The first crash of a production Lockheed Martin/Boeing F/A-22 Raptor late last month is unlikely to pose an immediate threat to the US Air Force's top acquisition priority, but the incident will bring fresh scrutiny of an embattled programme as it enters a tenuous budgeting cycle.

USAF officials quickly moved to restate its commitment in 2005 to boost F/A-22 production from 24 to 32 aircraft a year, as well as stand up the first operational Raptor unit by next December.

"We're going to keep right on going," says Maj Gen Stephen Goldfein, commander of the Air Warfare Centre at Nellis AFB in Nevada, the site of the 20 December non-fatal crash of an F/A-22, which happened shortly after take-off.

However, the Raptor fleet remains grounded under a "safety stand-down" triggered by the crash.

Several US aircraft development programmes have overcome worse disasters.
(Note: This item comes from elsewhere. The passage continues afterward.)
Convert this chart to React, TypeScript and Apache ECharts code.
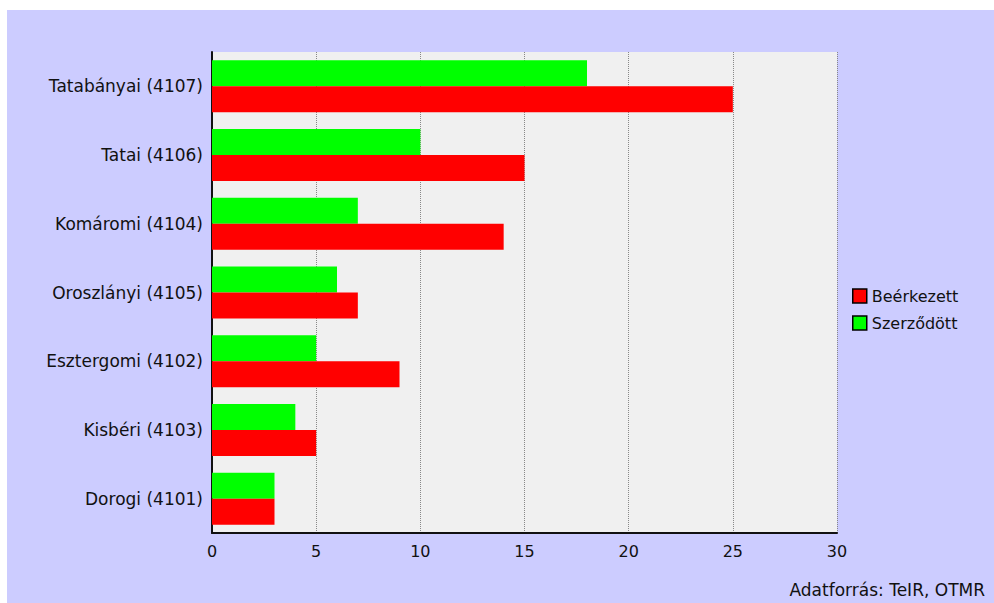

In 2000, the Bell Boeing MV-22 Osprey tiltrotor programme suffered two crashes within eight months that killed more than 20 people, but the programme survives today after a costly rehabilitation effort.

But the loss of the F/A-22 last month arrives as US military weapons programmes come under increasing budgetary pressure caused by the cost of supporting growing operational commitments.

Defence industry watchers are expecting the Bush administration to unveil a 2006 spending proposal next month that includes steep cuts in both the F/A-22 and Lockheed Martin F-35 Joint Strike Fighter programmes.

Little is known about the sequence of events that happened in the accident. The pilot made the decision to eject moments after the aircraft lifted off the runway and two main areas of wreckage were located at the far north end of the Nellis runway. The charred remains of the aircraft's mid- and rear fuselage, including the Raptor's distinctive V-tail, were contained in one location.